The long and short of the matter is that a new financial vocabulary was created during and in the aftermath of the financial crisis. Some of the new economic and financial terms have been made up by governing officials. Some others seem as though they were pulled out of thin air.
Former Federal Reserve Chair Alan Greenspan was notorious for using terms in his testimonies and speeches that required dictionaries and scholars to interpret which exact definition he meant when speaking without explanation. Two peculiar terms used by Greenspan were “irrational exuberance” and “cupidity,” but the list was endless. And in the late 1990s, the term “Asian contagion” was used. These have all now faded with time.
Here are just some of the terms that the financial media have kept using over and over in the years since the financial crisis.
Quantitative easing. Going beyond mere interest rate cuts, this persists in 2018. It is when central banks have already taken interest rates down to zero or close to it but they have to keep coming up with creative ways to save their economy or financial system. The term “quantitative easing” is going to return every time there is even hint of a recession in the decades ahead.

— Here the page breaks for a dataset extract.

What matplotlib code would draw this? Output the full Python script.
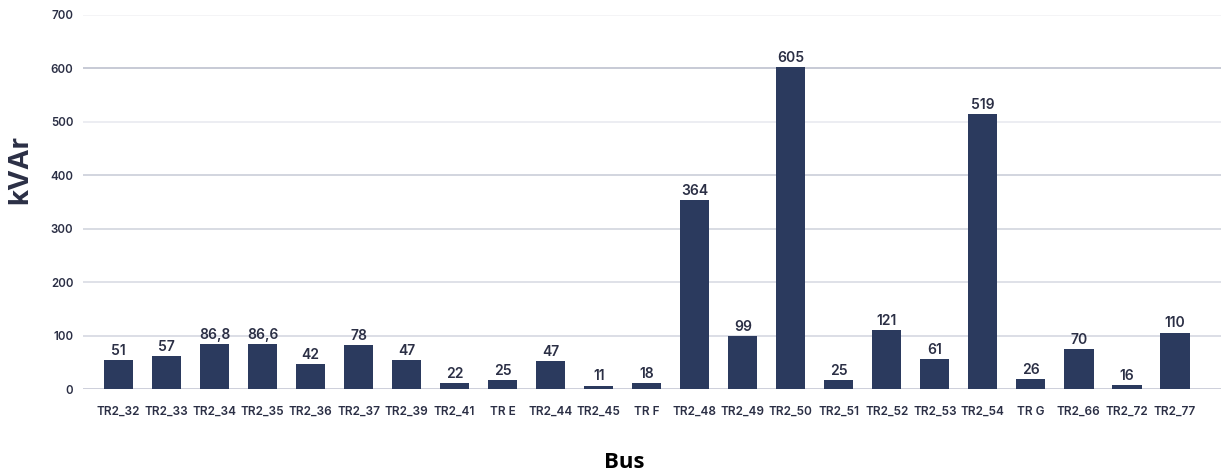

Negative interest rates. Most lenders (debt buyers and owners) earn interest for lending. In today’s world outside of the United States, you might not make any money at all lending to a government. In Europe and Japan, debt investors often have to just be happy to let the government keep some of that money when they get paid back. This was never present in the modern pre-recession financial era.

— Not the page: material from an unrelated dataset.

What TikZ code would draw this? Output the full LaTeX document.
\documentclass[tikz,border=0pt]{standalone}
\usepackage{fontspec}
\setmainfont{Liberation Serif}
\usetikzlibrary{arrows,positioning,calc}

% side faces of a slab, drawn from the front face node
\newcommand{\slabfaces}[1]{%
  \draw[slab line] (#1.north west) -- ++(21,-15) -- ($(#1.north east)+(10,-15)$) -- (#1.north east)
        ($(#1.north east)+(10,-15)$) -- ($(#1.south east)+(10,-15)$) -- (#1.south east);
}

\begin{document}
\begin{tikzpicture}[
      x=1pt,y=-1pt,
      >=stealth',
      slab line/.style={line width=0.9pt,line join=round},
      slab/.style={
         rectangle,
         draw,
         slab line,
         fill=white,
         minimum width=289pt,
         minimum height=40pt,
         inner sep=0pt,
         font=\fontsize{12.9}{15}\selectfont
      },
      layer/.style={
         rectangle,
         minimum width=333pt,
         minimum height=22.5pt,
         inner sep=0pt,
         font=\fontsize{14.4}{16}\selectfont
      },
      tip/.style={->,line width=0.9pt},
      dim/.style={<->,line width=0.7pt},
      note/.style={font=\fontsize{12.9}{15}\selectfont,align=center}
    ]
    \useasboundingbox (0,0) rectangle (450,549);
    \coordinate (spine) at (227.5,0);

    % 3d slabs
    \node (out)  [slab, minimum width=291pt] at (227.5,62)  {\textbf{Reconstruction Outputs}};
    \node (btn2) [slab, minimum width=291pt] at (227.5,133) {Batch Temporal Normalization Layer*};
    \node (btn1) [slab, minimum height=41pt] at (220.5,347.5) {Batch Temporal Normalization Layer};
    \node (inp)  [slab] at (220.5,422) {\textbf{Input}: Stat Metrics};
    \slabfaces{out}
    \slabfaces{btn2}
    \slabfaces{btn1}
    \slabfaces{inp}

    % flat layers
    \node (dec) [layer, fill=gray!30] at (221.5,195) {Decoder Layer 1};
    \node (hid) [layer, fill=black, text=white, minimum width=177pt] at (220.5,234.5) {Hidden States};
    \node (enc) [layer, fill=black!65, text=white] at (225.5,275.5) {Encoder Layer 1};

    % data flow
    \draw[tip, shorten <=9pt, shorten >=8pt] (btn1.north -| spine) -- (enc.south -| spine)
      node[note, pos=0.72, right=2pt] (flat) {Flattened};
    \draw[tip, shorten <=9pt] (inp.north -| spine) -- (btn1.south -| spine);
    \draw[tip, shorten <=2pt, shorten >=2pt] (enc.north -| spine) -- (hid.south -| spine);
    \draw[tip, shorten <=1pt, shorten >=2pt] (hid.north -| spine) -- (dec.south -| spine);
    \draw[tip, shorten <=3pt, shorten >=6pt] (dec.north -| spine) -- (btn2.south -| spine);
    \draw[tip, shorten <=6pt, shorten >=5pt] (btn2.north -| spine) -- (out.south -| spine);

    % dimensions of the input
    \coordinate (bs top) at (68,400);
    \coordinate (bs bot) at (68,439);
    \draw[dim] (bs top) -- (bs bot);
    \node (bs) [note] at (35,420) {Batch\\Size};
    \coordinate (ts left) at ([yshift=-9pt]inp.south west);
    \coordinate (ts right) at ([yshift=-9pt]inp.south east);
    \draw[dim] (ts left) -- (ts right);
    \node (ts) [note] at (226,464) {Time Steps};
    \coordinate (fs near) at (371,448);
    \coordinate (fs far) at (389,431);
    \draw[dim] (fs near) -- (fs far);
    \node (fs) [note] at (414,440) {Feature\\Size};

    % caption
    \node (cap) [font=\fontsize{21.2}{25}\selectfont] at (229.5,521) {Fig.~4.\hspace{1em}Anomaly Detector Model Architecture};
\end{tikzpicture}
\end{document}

Too big to fail. After the pain of seeing Lehman and Bear Stearns fall and the takeovers of Countrywide, Wachovia, WaMu and others, the nation’s top banks have become so large that if any single one of them were to fail then they could topple the entire financial world. The TBTF acronym is not used that much anymore, but the financial media now reference “too big to fail” every time there is even a hint of a disappointment.

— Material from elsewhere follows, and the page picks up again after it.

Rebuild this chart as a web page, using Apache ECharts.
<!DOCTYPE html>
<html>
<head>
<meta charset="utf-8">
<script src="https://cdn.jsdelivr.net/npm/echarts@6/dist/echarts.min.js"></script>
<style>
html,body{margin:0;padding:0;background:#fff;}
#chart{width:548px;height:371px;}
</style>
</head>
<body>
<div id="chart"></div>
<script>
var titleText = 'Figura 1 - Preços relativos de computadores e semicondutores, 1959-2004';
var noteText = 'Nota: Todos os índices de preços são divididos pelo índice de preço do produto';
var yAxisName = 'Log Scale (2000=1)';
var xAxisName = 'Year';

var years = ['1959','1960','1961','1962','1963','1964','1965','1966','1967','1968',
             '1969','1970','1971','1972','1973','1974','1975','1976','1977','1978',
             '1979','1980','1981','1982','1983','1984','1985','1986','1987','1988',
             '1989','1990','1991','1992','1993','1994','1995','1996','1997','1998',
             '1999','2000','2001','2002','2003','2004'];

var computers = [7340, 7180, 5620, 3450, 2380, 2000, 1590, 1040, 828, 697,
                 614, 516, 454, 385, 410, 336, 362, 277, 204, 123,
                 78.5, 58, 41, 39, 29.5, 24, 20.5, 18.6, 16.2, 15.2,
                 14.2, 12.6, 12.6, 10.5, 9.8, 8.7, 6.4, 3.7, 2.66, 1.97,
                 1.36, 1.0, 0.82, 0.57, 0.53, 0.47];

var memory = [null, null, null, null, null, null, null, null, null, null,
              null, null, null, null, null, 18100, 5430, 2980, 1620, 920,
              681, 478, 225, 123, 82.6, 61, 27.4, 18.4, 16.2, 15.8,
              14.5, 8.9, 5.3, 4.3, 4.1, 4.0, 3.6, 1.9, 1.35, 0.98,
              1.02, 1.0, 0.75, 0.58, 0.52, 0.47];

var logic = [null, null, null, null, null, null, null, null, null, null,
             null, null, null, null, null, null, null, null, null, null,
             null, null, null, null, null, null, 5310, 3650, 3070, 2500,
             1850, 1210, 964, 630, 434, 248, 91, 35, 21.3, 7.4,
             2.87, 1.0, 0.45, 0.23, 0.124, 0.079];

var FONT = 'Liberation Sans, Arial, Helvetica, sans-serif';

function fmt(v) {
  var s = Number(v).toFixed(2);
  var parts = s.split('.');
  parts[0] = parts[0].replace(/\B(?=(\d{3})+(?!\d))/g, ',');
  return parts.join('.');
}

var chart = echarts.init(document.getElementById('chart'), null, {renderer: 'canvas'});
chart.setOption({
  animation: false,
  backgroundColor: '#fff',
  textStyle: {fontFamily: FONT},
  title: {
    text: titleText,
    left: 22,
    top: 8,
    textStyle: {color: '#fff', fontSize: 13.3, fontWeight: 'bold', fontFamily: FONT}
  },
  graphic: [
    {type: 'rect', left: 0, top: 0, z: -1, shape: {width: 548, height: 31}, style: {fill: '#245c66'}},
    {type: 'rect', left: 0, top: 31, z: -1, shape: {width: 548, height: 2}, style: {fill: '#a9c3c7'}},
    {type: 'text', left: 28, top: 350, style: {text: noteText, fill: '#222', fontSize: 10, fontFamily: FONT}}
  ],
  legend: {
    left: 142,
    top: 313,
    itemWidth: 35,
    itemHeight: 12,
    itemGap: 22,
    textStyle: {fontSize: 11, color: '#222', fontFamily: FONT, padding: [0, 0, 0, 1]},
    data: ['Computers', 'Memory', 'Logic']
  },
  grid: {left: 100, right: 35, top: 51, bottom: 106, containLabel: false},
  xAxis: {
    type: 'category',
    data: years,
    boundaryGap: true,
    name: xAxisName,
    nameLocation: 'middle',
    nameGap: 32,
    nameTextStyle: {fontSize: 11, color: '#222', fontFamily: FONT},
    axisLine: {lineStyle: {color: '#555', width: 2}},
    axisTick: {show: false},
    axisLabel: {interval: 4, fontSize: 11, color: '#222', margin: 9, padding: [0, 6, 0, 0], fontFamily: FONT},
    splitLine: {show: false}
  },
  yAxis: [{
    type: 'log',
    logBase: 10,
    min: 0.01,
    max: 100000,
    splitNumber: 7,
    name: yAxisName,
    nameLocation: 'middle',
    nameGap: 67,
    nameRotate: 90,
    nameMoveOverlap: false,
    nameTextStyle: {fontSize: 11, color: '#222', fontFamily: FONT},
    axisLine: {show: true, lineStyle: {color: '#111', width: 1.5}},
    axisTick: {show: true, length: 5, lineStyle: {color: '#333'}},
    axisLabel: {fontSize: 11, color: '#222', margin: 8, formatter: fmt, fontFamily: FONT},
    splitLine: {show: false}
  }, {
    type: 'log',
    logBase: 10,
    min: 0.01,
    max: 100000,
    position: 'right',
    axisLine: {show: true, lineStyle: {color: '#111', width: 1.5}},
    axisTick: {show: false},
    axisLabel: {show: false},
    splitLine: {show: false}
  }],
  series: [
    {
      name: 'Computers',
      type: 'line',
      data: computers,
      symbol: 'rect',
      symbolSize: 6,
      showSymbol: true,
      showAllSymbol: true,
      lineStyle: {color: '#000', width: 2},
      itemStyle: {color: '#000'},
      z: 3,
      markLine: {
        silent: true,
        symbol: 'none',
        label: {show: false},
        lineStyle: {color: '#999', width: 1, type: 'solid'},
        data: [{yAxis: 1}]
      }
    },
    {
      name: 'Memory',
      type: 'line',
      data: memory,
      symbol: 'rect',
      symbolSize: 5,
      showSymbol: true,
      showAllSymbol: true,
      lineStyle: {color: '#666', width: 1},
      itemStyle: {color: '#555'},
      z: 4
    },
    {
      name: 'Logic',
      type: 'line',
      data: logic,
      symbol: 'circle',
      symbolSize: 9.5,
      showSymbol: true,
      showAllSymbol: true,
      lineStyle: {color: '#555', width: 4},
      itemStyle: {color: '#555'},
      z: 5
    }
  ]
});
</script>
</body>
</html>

Systemic risk. Similar to the notion of too big to fail, this term became synonymous with bailouts and was applied to many institutions in which the failure of one might cascade throughout larger and smaller banks and institutions alike.
Systemically important financial institutions (SIFI). This was not just about banks. General Electric, MetLife, Prudential and American International Group (AIG) all ended up on the list of SIFI names due to their importance. Most have since been removed from the list.